25 in 25 #12 08/07/2015 Blossom Music Center, Cuyahoga Falls, OH (Brandon Yarsike, @iamspund)
Blossom. My favorite venue in all of Phish and my first show of Summer 2015. I can’t explain why Blossom feels like home to me, but it does. I had been twice before. 2010 my car started overheating pulling into the lot, didn’t make it back to the hotel postshow, and I ended up stranded in Cuyahoga Falls for 2 days. Apparently mechanics don’t work on Sundays? Undeterred, I came back for more in 2011 and that remains one of my favorite nights seeing this band. My excitement level for this one was through the roof after hearing the jams laid down out west and down south. Now it’s the midwest run — my time.
Drove down from Detroit on showday. Had a crew of out-of-towners rolling with me who bought into all my Blossom hype.
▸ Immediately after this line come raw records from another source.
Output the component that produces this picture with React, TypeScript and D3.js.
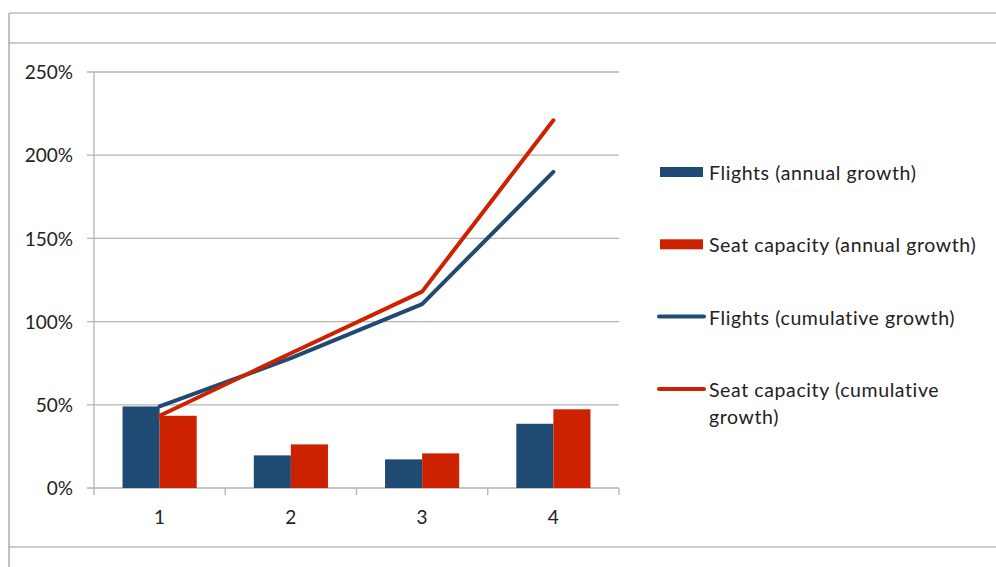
import React from "react";
import { scaleBand, scaleLinear, line, format } from "d3";

// chart values
const categories = ["1", "2", "3", "4"];
const flightsAnnual = [0.49, 0.196, 0.172, 0.386];
const seatsAnnual = [0.434, 0.262, 0.208, 0.473];
const flightsCumulative = [0.49, 0.78, 1.105, 1.9];
const seatsCumulative = [0.434, 0.81, 1.18, 2.21];
const yTicks = [0, 0.5, 1, 1.5, 2, 2.5];

const BLUE = "#1f4a73";
const RED = "#cc2200";
const GRID = "#b3b3b3";
const FONT = "Lato, 'Open Sans', sans-serif";

const legendItems = [
  { kind: "bar", color: BLUE, lines: ["Flights (annual growth)"] },
  { kind: "bar", color: RED, lines: ["Seat capacity (annual growth)"] },
  { kind: "line", color: BLUE, lines: ["Flights (cumulative growth)"] },
  { kind: "line", color: RED, lines: ["Seat capacity (cumulative", "growth)"] },
];

export default function App() {
  const width = 996;
  const height = 567;

  const x = scaleBand<string>().domain(categories).range([94, 619]);
  const xSub = scaleBand<string>()
    .domain(["flights", "seats"])
    .range([0, x.bandwidth()])
    .paddingOuter(0.77);
  const y = scaleLinear().domain([0, 2.5]).range([488, 72]);
  const pct = format(".0%");

  const mid = (c: string) => (x(c) as number) + x.bandwidth() / 2;
  const path = line<number>()
    .x((_, i) => mid(categories[i]))
    .y((d) => y(d));

  return (
    <svg
      width={width}
      height={height}
      style={{ position: "absolute", left: 0, top: 0, background: "#fff" }}
      fontFamily={FONT}
    >
      {/* outer frame */}
      <line x1={9} x2={width} y1={13} y2={13} stroke="#999" strokeWidth={1.2} />
      <line x1={9} x2={width} y1={43} y2={43} stroke="#999" strokeWidth={1.2} />
      <line x1={9} x2={width} y1={547} y2={547} stroke="#999" strokeWidth={1.2} />
      <line x1={9} x2={9} y1={13} y2={height} stroke="#999" strokeWidth={1.2} />

      {/* grid + y labels */}
      {yTicks.map((t) => (
        <g key={t}>
          <line x1={87} x2={619} y1={y(t)} y2={y(t)} stroke={GRID} strokeWidth={1.3} />
          <text
            x={73}
            y={y(t)}
            dy="0.38em"
            textAnchor="end"
            fontSize={19}
            fill="#222"
          >
            {pct(t)}
          </text>
        </g>
      ))}
      <line x1={94} x2={94} y1={y(2.5)} y2={y(0)} stroke={GRID} strokeWidth={1.3} />

      {/* x ticks + labels */}
      {categories.map((c) => (
        <line
          key={"t" + c}
          x1={x(c) as number}
          x2={x(c) as number}
          y1={y(0)}
          y2={y(0) + 7}
          stroke={GRID}
          strokeWidth={1.3}
        />
      ))}
      <line x1={619} x2={619} y1={y(0)} y2={y(0) + 7} stroke={GRID} strokeWidth={1.3} />
      {categories.map((c) => (
        <text key={"l" + c} x={mid(c)} y={524} textAnchor="middle" fontSize={19} fill="#222">
          {c}
        </text>
      ))}

      {/* bars */}
      {categories.map((c, i) => (
        <g key={"b" + c} transform={`translate(${x(c)},0)`}>
          <rect
            x={xSub("flights")}
            y={y(flightsAnnual[i])}
            width={xSub.bandwidth()}
            height={y(0) - y(flightsAnnual[i])}
            fill={BLUE}
          />
          <rect
            x={xSub("seats")}
            y={y(seatsAnnual[i])}
            width={xSub.bandwidth()}
            height={y(0) - y(seatsAnnual[i])}
            fill={RED}
          />
        </g>
      ))}

      {/* cumulative lines */}
      <path d={path(flightsCumulative) || ""} fill="none" stroke={BLUE} strokeWidth={4} strokeLinecap="round" strokeLinejoin="round" />
      <path d={path(seatsCumulative) || ""} fill="none" stroke={RED} strokeWidth={4} strokeLinecap="round" strokeLinejoin="round" />

      {/* legend */}
      {legendItems.map((item, i) => {
        const cy = 172 + i * 72.3;
        return (
          <g key={"lg" + i}>
            {item.kind === "bar" ? (
              <rect x={660} y={cy - 5} width={43} height={10} fill={item.color} />
            ) : (
              <line x1={659} x2={704} y1={cy} y2={cy} stroke={item.color} strokeWidth={4} strokeLinecap="round" />
            )}
            {item.lines.map((t, j) => (
              <text key={j} x={709} y={cy + 8 + j * 27} fontSize={19.5} letterSpacing={0.6} fill="#222">
                {t}
              </text>
            ))}
          </g>
        );
      })}
    </svg>
  );
}
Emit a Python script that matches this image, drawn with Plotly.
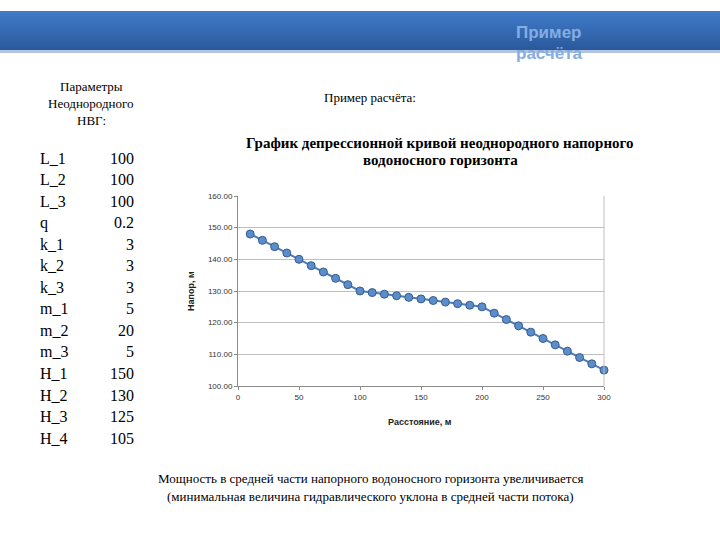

No pressure, Phish. @Dianna_2Ns and @Noahitall had flown to Detroit the night before and after a quick detour to scoop our buddy Brinks at the Akron airport, we we made our way to the lot. It didn’t take long before our pockets were full of all the essentials for the weekend. Nobody wants to be shopping at Alpine Valley. We also managed to get in some preshow chills with the helmeted one himself.
First set was solid. Cool song selection and a strong finish with quality versions of “It’s Ice” and “Bathtub Gin.” The “Gin” closer in particular brought the house down. Great peak and a much needed burst of energy before setbreak.
Set two opens with “Chalk Dust Torture” and the band continues the trend of finishing a type 1 “CDT” and then relaunching into type 2 territory. A big space opens immediately and Trey fires up the Mutron and takes a nice solo. At 8:40, he breaks down into one of those beautiful melodies that he provided so many times last summer and the table is set for the next several minutes of improv. This style has become known in some circles (or maybe just my circle) as “glass half full jamming.” It is impossible to think a negative thought when TraeBae is locked into one of these majestic licks.
Trey sticks to the melody for a bit, allowing the rest of the band to build the sound behind him. At 11:20, they lock into a theme straight out of the Northerly “Wedge” and it’s Paradise City all over again. Relaxed soloing by Trey with Page putting all the right notes in the holes. What a peak!
Trey lets a chord ring out to end it and the move to “Tweezer” is on immediately. Page goes to the clav and we get real spacey, real fast. Fish injects some energy at 14:40 and Trey and Page get metal. Mike is the first to fully move to “Tweezer” at around 15:30 and he times it just right for the rest to follow him effortlessly. Great job everybody!
Nothing fancy through the song portion of “Tweezer” and the jam opens up in a quiet, jazzy space. Trey plays some staccato licks and Fish takes over. Killer fills, block hits, straight up beat wizardry leading us on a space funk dance party. As the jam progresses it stays dark. Trey really leans into this one around 25:30 and you better hide your marbles because Big Red is coming to steal them.
When Trey’s solo is finished, we end up in a quiet space with a lot of scratchy sounds looped in. Trey starts hitting a Ballroom Blitzy lick and Mike and Page get straight up evil. This glass is anything but half full. This grows into a very Zeppelin-sounding jam before dissolving into pre-Lizards space.
Yeah, they followed that with “Lizards.” And then “Makisupa>Ghost>Hood>Tweeprise”. Perfection in my book. What a great way to jump into tour, and there were so many highlights that followed. Can’t wait to read the rest of the posts as we count down to Minneapolis.
From Brandon:
I live in Detroit and listen to way too much Phish at thephish.fm/listen. My first show of 2016 is Wrigley2 but I am most excited to make my first trip to the Gorge this summer. I can’t narrow it down past my top 3 versions of 2001 but they are Assembly Hall ‘97, Lemonwheel and MSG ‘98.